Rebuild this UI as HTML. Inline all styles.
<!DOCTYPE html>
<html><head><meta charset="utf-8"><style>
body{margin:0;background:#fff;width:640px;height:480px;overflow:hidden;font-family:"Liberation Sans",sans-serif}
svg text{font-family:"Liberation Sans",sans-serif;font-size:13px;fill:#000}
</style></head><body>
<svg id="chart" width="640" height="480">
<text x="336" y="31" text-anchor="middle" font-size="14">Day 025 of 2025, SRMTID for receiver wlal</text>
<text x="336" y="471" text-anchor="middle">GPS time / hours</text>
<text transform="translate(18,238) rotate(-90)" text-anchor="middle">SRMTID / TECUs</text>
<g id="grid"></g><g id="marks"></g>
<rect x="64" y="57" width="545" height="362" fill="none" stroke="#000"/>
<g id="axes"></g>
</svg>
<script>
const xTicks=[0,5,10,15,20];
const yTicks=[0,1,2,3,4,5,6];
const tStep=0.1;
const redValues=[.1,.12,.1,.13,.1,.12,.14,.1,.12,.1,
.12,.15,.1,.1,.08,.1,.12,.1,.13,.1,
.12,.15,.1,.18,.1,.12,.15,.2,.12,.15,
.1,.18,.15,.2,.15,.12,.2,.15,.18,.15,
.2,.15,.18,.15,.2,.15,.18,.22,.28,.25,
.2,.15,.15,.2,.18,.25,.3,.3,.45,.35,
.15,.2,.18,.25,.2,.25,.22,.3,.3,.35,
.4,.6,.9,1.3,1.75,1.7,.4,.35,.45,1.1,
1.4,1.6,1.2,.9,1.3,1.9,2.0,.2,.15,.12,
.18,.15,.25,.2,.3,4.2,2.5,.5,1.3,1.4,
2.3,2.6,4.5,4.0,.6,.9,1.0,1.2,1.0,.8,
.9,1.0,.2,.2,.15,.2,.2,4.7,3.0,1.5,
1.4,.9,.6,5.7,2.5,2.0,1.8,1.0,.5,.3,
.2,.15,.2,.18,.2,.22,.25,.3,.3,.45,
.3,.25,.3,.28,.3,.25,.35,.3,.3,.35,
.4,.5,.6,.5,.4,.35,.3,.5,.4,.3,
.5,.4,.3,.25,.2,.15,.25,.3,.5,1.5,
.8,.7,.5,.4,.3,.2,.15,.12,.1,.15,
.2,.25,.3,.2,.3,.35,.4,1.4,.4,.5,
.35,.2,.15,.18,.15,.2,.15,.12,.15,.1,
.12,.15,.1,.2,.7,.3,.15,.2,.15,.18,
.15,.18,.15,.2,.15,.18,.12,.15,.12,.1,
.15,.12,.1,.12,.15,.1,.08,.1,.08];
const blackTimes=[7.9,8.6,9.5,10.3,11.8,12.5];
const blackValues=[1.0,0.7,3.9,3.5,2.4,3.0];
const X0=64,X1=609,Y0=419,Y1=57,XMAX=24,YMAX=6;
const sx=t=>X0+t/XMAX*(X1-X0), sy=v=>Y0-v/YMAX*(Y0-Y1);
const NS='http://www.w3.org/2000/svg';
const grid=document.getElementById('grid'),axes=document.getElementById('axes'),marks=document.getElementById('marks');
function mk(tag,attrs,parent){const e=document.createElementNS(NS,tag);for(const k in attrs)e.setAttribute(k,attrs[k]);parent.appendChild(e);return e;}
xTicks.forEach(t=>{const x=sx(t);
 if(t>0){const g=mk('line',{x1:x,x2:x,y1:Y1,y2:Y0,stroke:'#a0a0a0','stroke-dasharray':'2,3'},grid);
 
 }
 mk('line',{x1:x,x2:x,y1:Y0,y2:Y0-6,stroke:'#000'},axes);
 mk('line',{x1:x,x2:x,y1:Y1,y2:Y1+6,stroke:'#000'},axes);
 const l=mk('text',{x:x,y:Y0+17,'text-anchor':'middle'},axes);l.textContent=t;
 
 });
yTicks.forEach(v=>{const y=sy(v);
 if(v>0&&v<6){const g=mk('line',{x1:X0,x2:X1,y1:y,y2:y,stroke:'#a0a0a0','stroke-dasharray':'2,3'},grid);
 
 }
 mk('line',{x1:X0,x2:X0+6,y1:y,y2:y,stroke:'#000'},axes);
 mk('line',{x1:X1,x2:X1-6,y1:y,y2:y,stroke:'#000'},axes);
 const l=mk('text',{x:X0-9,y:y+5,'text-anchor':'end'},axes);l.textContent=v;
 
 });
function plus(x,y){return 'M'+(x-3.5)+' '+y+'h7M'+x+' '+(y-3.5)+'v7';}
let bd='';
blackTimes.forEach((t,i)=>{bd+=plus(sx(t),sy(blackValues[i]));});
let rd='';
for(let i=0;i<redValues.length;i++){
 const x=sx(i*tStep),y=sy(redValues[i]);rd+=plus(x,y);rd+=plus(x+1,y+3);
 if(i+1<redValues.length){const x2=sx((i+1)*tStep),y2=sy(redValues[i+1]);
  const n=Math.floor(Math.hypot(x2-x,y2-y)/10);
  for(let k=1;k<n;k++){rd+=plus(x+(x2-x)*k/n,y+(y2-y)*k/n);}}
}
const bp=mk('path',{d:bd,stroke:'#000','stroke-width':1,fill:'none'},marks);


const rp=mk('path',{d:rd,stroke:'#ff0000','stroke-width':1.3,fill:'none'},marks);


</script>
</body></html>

★ ★ ★

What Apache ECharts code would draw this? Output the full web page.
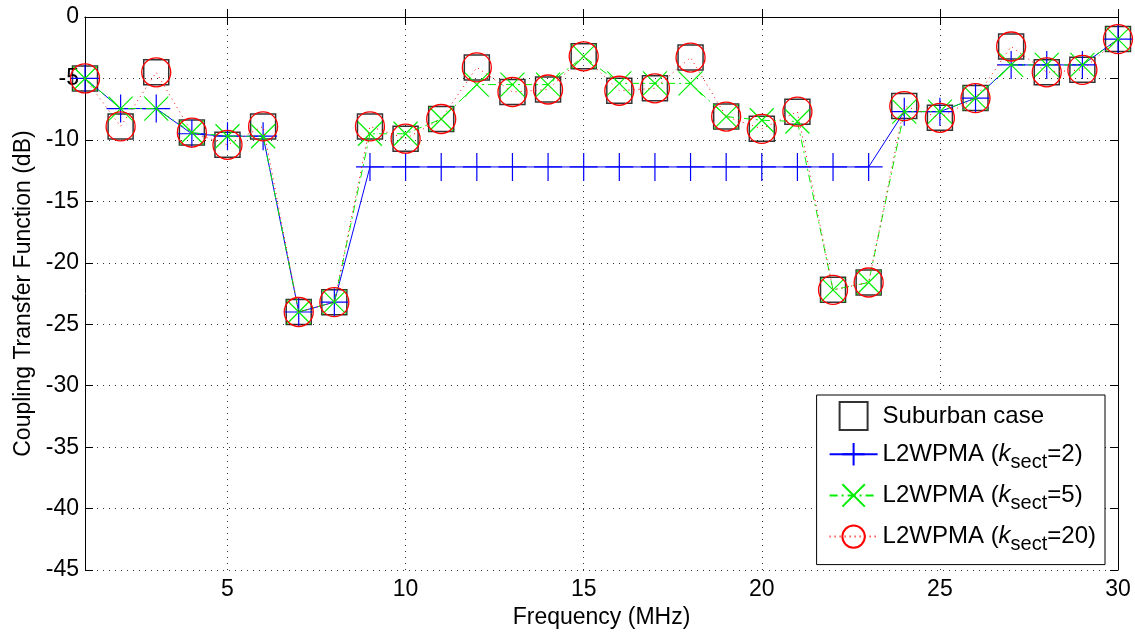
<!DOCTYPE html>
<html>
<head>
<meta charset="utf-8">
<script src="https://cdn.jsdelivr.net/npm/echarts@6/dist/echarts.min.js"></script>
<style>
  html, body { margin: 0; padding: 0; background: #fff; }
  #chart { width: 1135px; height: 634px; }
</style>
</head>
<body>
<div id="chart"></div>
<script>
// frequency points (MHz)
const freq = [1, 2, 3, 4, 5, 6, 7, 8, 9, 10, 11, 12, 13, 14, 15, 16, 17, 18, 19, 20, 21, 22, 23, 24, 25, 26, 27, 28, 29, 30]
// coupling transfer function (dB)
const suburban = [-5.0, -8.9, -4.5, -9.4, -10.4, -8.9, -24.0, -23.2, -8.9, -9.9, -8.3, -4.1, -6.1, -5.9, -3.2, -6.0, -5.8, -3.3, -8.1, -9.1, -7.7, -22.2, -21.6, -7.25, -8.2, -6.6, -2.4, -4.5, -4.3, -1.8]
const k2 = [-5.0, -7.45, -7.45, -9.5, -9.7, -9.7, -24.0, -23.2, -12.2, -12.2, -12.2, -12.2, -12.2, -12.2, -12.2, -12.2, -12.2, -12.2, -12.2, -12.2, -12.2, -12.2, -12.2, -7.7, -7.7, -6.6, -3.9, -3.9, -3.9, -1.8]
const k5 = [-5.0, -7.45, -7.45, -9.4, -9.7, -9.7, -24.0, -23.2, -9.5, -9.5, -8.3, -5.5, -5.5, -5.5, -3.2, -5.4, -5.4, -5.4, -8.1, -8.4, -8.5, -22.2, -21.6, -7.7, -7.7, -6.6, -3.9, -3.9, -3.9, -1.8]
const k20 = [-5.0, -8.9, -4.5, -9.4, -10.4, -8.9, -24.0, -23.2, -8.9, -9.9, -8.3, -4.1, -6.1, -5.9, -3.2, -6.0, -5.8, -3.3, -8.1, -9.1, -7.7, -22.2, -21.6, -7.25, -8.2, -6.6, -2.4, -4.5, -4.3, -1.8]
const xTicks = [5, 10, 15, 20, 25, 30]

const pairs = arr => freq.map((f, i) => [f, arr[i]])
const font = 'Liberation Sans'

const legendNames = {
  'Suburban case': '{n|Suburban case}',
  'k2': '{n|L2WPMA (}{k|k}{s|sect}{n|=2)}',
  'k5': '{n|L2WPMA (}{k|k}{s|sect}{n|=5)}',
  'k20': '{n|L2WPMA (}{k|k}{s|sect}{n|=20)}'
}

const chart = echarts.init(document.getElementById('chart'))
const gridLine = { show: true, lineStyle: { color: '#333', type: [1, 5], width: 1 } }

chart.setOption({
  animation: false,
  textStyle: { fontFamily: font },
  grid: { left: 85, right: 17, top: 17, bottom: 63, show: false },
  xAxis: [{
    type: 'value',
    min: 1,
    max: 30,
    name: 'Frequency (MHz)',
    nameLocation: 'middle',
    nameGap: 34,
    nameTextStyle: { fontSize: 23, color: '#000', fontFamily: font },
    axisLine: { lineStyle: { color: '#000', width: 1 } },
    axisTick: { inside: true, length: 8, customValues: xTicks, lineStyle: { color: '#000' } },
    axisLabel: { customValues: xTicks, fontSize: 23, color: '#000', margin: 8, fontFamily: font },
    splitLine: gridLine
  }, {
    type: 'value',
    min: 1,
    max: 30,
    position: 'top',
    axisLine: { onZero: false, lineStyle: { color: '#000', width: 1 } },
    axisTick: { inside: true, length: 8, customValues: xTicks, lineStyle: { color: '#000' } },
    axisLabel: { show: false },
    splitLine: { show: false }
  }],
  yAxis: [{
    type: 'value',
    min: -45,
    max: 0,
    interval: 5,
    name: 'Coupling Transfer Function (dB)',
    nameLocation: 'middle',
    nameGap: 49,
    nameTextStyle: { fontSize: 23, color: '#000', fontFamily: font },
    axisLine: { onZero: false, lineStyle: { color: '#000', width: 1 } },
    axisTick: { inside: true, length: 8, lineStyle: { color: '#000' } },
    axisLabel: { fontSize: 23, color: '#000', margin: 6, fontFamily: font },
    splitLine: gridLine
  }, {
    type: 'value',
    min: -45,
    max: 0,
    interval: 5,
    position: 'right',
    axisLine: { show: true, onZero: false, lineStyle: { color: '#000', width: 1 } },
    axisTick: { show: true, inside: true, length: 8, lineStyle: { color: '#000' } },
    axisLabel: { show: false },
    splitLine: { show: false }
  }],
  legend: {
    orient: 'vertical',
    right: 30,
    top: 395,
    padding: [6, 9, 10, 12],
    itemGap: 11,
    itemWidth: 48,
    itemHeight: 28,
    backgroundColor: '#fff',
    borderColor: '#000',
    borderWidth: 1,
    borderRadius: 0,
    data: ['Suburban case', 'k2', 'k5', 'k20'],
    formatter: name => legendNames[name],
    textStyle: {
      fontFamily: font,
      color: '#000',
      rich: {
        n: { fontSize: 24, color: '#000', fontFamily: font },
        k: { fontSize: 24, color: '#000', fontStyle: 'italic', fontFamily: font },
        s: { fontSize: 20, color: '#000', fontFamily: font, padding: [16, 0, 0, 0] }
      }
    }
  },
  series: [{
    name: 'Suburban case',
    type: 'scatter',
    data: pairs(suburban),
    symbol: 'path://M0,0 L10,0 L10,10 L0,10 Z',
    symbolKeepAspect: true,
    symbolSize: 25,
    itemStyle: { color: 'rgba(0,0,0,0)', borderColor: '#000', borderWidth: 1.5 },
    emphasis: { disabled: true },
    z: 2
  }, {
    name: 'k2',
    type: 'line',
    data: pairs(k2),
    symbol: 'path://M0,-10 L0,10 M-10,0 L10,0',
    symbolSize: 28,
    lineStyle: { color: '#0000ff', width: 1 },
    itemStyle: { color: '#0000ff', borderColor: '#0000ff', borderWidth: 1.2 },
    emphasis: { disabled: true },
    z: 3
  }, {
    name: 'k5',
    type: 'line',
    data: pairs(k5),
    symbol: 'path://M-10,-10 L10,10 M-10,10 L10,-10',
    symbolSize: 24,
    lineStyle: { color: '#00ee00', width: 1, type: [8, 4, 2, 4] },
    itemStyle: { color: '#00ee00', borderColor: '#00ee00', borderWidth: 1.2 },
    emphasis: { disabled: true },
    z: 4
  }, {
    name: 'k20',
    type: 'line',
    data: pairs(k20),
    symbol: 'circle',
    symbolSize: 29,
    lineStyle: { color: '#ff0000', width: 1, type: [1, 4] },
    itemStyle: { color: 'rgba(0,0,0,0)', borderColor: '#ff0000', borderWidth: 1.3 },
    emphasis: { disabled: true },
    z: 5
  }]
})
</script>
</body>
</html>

★ ★ ★

### Given task
Show all lines above holding "this".

### Task answer
Rebuild this UI as HTML. Inline all styles.
What Apache ECharts code would draw this? Output the full web page.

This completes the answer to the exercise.